## start DATASET EXCERPT
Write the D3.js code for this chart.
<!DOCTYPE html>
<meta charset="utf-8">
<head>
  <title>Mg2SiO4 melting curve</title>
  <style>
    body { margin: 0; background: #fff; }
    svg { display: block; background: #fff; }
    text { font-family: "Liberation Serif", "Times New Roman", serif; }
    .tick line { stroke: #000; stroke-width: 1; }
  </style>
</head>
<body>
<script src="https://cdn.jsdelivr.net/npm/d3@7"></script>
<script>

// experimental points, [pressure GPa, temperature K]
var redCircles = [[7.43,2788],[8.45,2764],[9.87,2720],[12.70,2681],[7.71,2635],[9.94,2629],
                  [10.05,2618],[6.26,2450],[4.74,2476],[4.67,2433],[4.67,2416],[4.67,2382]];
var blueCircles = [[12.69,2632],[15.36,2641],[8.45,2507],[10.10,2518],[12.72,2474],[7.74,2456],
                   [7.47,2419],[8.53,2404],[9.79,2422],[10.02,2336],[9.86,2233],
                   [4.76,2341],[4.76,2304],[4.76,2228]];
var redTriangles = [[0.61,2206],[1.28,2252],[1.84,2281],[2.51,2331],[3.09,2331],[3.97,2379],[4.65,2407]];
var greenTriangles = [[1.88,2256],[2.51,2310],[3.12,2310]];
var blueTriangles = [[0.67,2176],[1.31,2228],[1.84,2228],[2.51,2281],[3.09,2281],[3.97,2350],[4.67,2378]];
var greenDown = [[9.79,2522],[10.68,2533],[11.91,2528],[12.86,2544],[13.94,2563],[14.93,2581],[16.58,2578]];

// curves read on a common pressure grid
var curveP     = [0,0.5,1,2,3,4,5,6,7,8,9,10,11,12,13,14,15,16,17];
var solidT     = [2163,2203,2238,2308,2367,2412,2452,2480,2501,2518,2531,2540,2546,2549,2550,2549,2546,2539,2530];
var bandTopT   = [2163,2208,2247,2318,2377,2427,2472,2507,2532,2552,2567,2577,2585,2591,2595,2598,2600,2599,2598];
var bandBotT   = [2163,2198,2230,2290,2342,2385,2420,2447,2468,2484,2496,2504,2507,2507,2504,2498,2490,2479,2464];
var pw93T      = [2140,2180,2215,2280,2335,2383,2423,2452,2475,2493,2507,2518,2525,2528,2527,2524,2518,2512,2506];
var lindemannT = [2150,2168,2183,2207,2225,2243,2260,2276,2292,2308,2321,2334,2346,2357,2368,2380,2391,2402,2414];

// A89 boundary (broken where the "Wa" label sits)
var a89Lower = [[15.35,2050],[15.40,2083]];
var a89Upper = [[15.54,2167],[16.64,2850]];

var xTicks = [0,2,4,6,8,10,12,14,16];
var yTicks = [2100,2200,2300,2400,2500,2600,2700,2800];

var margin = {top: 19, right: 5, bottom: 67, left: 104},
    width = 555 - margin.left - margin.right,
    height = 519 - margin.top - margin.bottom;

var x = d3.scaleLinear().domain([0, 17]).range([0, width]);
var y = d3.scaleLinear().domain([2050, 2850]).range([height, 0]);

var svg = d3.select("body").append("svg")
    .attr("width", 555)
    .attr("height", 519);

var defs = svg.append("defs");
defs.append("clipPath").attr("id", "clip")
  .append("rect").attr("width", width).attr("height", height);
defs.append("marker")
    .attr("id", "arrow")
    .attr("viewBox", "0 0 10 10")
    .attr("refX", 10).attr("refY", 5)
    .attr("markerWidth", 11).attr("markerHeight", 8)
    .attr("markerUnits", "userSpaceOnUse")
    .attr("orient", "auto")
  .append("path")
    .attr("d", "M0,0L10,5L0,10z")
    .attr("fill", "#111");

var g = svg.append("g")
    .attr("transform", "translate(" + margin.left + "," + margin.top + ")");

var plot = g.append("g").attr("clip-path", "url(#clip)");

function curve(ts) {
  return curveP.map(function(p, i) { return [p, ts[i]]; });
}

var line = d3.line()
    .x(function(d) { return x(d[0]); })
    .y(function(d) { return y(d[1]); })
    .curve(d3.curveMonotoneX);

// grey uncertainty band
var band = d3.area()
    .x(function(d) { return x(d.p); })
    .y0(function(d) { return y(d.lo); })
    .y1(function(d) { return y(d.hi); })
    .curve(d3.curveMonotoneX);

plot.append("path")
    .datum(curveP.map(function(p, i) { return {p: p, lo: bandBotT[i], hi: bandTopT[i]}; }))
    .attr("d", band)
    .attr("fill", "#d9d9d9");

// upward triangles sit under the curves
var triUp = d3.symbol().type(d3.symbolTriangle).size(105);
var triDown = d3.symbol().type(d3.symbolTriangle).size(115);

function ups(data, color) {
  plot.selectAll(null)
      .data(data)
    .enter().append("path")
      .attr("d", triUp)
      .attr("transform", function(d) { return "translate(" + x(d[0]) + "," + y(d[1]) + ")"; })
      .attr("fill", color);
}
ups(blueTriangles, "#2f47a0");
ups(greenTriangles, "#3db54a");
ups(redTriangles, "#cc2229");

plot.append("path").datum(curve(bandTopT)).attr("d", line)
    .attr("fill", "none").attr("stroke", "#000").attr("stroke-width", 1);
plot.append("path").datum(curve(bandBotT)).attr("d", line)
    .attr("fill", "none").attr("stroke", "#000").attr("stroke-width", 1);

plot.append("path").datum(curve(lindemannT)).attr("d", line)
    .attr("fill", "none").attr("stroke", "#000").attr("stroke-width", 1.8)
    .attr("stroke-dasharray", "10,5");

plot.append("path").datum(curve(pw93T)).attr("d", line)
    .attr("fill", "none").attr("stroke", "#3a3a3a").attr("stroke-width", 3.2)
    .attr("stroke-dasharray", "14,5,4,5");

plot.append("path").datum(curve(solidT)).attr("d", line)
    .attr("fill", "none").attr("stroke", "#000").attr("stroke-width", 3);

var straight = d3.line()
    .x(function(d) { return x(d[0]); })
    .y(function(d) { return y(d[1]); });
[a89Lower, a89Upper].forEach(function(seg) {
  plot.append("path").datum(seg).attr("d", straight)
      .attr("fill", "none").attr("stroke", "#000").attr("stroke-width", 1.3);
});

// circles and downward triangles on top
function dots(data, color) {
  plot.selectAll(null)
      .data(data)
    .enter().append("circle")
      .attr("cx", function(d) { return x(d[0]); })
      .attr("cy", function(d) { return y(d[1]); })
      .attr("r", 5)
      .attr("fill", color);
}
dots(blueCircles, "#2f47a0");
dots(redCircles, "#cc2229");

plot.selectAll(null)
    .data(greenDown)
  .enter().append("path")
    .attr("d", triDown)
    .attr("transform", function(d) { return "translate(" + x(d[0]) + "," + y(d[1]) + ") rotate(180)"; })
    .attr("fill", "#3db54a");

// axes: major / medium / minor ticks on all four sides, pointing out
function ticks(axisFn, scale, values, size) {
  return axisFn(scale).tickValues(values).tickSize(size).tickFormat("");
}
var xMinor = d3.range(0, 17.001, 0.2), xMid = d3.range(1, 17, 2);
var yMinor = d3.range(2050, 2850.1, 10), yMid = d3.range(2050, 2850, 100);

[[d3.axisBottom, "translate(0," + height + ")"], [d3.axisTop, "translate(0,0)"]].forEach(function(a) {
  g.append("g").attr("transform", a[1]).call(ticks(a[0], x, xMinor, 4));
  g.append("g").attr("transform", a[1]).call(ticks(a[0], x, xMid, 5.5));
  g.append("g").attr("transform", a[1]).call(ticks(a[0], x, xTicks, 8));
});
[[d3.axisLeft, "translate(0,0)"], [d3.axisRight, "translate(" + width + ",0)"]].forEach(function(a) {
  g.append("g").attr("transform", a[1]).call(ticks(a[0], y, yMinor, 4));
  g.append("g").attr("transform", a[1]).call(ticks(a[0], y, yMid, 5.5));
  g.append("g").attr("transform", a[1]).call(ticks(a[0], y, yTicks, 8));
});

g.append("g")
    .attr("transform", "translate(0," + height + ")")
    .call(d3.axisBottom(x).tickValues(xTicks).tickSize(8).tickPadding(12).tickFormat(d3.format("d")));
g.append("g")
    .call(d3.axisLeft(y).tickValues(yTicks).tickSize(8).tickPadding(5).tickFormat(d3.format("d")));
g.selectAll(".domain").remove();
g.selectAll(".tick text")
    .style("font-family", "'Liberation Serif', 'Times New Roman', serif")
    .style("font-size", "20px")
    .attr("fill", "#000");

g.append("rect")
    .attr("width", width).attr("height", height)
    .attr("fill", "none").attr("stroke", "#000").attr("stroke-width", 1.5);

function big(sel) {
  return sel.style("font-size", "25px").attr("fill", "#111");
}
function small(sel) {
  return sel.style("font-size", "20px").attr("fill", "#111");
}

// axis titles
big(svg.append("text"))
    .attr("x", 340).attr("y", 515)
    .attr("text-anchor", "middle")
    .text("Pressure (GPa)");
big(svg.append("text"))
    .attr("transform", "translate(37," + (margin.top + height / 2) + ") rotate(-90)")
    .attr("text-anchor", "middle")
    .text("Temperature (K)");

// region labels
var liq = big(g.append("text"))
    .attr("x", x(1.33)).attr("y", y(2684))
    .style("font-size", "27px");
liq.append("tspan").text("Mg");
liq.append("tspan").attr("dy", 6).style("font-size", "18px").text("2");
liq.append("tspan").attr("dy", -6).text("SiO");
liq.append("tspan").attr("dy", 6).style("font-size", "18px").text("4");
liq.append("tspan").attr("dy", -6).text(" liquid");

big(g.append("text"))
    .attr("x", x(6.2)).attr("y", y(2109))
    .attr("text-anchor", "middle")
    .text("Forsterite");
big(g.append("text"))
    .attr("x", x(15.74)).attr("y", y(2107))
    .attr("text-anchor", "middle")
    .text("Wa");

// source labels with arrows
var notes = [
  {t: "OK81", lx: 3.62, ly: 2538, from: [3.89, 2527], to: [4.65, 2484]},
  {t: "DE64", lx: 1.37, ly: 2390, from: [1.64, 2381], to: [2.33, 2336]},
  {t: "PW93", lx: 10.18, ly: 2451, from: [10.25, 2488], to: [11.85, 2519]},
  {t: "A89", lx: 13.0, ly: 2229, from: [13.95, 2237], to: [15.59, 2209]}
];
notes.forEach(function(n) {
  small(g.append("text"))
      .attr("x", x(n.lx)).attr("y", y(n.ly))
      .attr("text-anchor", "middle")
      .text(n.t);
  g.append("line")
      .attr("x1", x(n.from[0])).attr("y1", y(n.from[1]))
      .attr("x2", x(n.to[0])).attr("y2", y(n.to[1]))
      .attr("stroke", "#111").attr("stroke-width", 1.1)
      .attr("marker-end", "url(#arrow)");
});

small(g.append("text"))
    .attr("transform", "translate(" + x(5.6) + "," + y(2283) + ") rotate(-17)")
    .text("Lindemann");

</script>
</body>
## end DATASET EXCERPT
TASK OBJECTIVE:
Verbatim output is expected for the lines from the start of the data to the line in which "var yTicks = [2100,2200,2300,2400,2500,2600,2700,2800];" appears, both included.

RESPONSE:
Write the D3.js code for this chart.
<!DOCTYPE html>
<meta charset="utf-8">
<head>
  <title>Mg2SiO4 melting curve</title>
  <style>
    body { margin: 0; background: #fff; }
    svg { display: block; background: #fff; }
    text { font-family: "Liberation Serif", "Times New Roman", serif; }
    .tick line { stroke: #000; stroke-width: 1; }
  </style>
</head>
<body>
<script src="https://cdn.jsdelivr.net/npm/d3@7"></script>
<script>

// experimental points, [pressure GPa, temperature K]
var redCircles = [[7.43,2788],[8.45,2764],[9.87,2720],[12.70,2681],[7.71,2635],[9.94,2629],
                  [10.05,2618],[6.26,2450],[4.74,2476],[4.67,2433],[4.67,2416],[4.67,2382]];
var blueCircles = [[12.69,2632],[15.36,2641],[8.45,2507],[10.10,2518],[12.72,2474],[7.74,2456],
                   [7.47,2419],[8.53,2404],[9.79,2422],[10.02,2336],[9.86,2233],
                   [4.76,2341],[4.76,2304],[4.76,2228]];
var redTriangles = [[0.61,2206],[1.28,2252],[1.84,2281],[2.51,2331],[3.09,2331],[3.97,2379],[4.65,2407]];
var greenTriangles = [[1.88,2256],[2.51,2310],[3.12,2310]];
var blueTriangles = [[0.67,2176],[1.31,2228],[1.84,2228],[2.51,2281],[3.09,2281],[3.97,2350],[4.67,2378]];
var greenDown = [[9.79,2522],[10.68,2533],[11.91,2528],[12.86,2544],[13.94,2563],[14.93,2581],[16.58,2578]];

// curves read on a common pressure grid
var curveP     = [0,0.5,1,2,3,4,5,6,7,8,9,10,11,12,13,14,15,16,17];
var solidT     = [2163,2203,2238,2308,2367,2412,2452,2480,2501,2518,2531,2540,2546,2549,2550,2549,2546,2539,2530];
var bandTopT   = [2163,2208,2247,2318,2377,2427,2472,2507,2532,2552,2567,2577,2585,2591,2595,2598,2600,2599,2598];
var bandBotT   = [2163,2198,2230,2290,2342,2385,2420,2447,2468,2484,2496,2504,2507,2507,2504,2498,2490,2479,2464];
var pw93T      = [2140,2180,2215,2280,2335,2383,2423,2452,2475,2493,2507,2518,2525,2528,2527,2524,2518,2512,2506];
var lindemannT = [2150,2168,2183,2207,2225,2243,2260,2276,2292,2308,2321,2334,2346,2357,2368,2380,2391,2402,2414];

// A89 boundary (broken where the "Wa" label sits)
var a89Lower = [[15.35,2050],[15.40,2083]];
var a89Upper = [[15.54,2167],[16.64,2850]];

var xTicks = [0,2,4,6,8,10,12,14,16];
var yTicks = [2100,2200,2300,2400,2500,2600,2700,2800];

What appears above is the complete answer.